What the task requires :: Spot every line with the word "matplotlib" and return it.

Provided records ::
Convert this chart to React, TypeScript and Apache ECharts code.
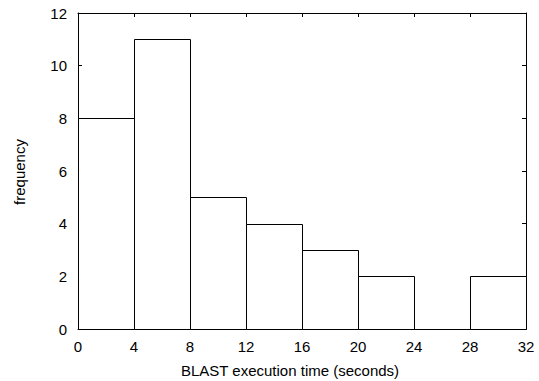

---

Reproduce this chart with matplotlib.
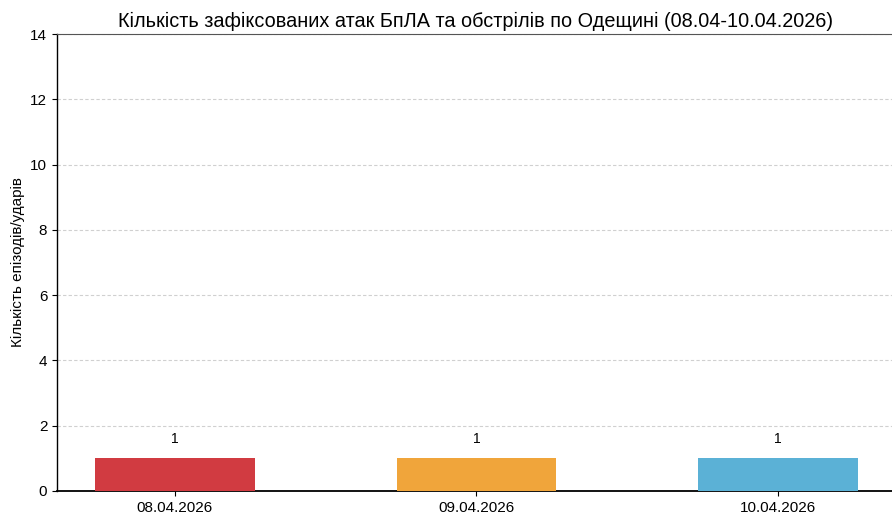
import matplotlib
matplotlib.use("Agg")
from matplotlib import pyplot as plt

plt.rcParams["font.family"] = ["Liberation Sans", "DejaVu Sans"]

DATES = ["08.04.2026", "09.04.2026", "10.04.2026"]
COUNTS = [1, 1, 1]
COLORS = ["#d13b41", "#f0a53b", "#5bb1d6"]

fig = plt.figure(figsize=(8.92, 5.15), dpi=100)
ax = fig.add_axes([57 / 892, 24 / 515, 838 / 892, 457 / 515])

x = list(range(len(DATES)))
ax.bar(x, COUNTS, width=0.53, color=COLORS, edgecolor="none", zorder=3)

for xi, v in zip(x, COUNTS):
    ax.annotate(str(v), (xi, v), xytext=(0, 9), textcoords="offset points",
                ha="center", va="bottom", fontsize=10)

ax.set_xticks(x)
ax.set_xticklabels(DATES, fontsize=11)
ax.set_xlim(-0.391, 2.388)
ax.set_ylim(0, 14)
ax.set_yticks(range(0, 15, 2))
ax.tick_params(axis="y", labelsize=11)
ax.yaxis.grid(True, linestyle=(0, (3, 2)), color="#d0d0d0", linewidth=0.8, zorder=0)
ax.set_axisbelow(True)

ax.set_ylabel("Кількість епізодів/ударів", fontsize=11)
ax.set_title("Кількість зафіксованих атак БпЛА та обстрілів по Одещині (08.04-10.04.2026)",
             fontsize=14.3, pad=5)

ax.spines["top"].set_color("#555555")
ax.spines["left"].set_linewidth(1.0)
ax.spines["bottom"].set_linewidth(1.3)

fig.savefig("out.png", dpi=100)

==

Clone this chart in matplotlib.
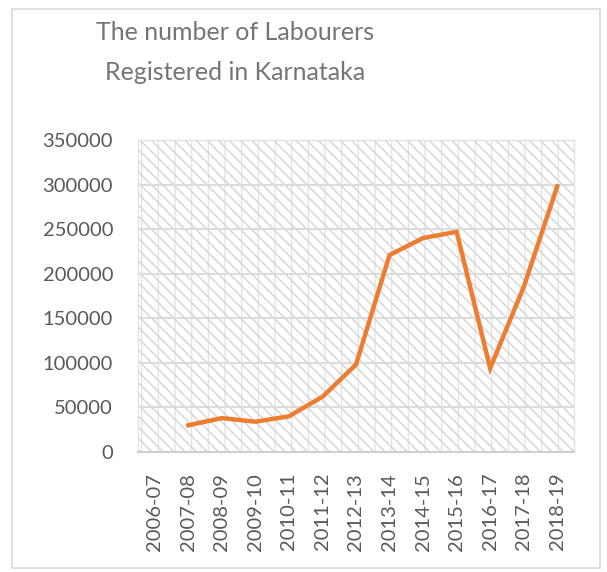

Answer to the task ::
Reproduce this chart with matplotlib.
import matplotlib
matplotlib.use("Agg")
from matplotlib import pyplot as plt
Clone this chart in matplotlib.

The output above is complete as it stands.